Cancelling out sin from both the sides, we get,

\begin{align} & \alpha ={}^{\pi }/{}_{2}-\beta \\ & \therefore \alpha +\beta ={}^{\pi }/{}_{2}. \\ \end{align}

We said that $\left( {{\sin }^{-1}}x \right)=\alpha$ and $\left( {{\cos }^{-1}}x \right)=\beta$.

$\therefore {{\sin }^{-1}}x+{{\cos }^{-1}}x={}^{\pi }/{}_{2}........(2)$

Now let us substitute equation (2) in (1).

$\cos \left( {{\sin }^{-1}}x+{{\cos }^{-1}}x \right)=\cos {}^{\pi }/{}_{2}=0$.

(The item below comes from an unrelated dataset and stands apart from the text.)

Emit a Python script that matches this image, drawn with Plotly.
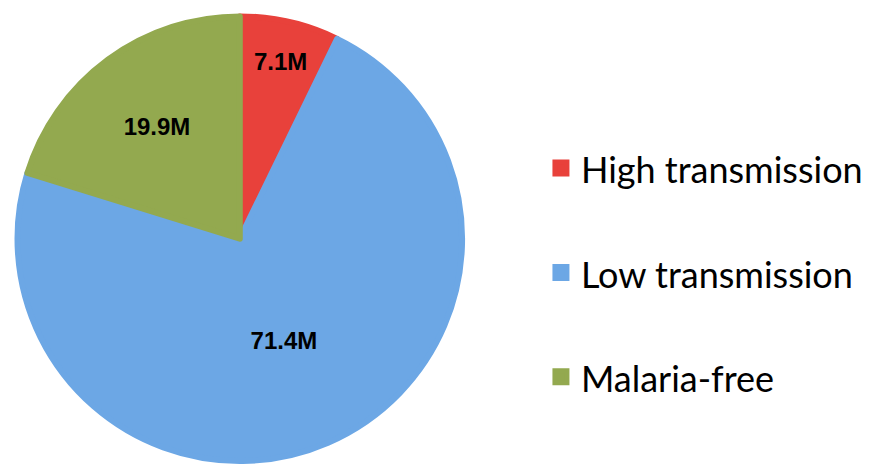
import plotly.graph_objects as go

# population (millions) by malaria transmission zone
labels = ["High transmission", "Low transmission", "Malaria-free"]
values = [7.1, 71.4, 19.9]
colors = ["#E8413B", "#6CA7E5", "#93A94F"]

# legend font sets the line spacing; the label itself is drawn a bit smaller
legend_labels = ["<span style='font-size:36px'>" + l + "</span><br> " for l in labels]

fig = go.Figure(go.Pie(
    labels=legend_labels,
    values=values,
    sort=False,
    direction="clockwise",
    rotation=0,
    marker=dict(colors=colors, line=dict(color=colors, width=6)),
    texttemplate="%{value:.1f}M",
    textposition="inside",
    insidetextorientation="horizontal",
    textfont=dict(family="Liberation Sans, Arial", size=24, color="black", weight="bold"),
    domain=dict(x=[0.009, 0.519], y=[0.028, 0.982]),
    hoverinfo="value",
))

fig.update_layout(
    width=878,
    height=466,
    margin=dict(l=0, r=0, t=0, b=0),
    paper_bgcolor="white",
    plot_bgcolor="white",
    showlegend=True,
    legend=dict(
        x=0.607, y=0.725, xanchor="left", yanchor="top",
        font=dict(family="Lato, Open Sans", size=39, color="black"),
        valign="top",
        bgcolor="rgba(0,0,0,0)",
    ),
)

fig.write_html("out.html")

We know from the trigonometric table that $\cos {}^{\pi }/{}_{2}=0$.

Note:

We can also say that

\begin{align} & \left( {{\cos }^{-1}}x \right)=A \\ & x=\cos A \\ \end{align}

We know,

\begin{align} & \sin A=\sqrt{1-{{\cos }^{2}}A} \\ & \therefore A={{\sin }^{-1}}\sqrt{1-{{x}^{2}}} \\ & \therefore {{\sin }^{-1}}x+{{\cos }^{-1}}x={{\sin }^{-1}}x+{{\sin }^{-1}}\sqrt{1-{{x}^{2}}} \\ & \therefore {{\sin }^{-1}}x+{{\sin }^{-1}}\sqrt{1-{{x}^{2}}} \\ & ={{\sin }^{-1}}\left( x\sqrt{1-{{\left( \sqrt{1-{{x}^{2}}} \right)}^{2}}}+\sqrt{1-{{x}^{2}}} \right) \\ & ={{\sin }^{-1}}\left( x\sqrt{{{x}^{2}}}+1-{{x}^{2}} \right) \\ & ={{\sin }^{-1}}\left( {{x}^{2}}+1-{{x}^{2}} \right)={{\sin }^{-1}}(1)={}^{\pi }/{}_{2}. \\ \end{align}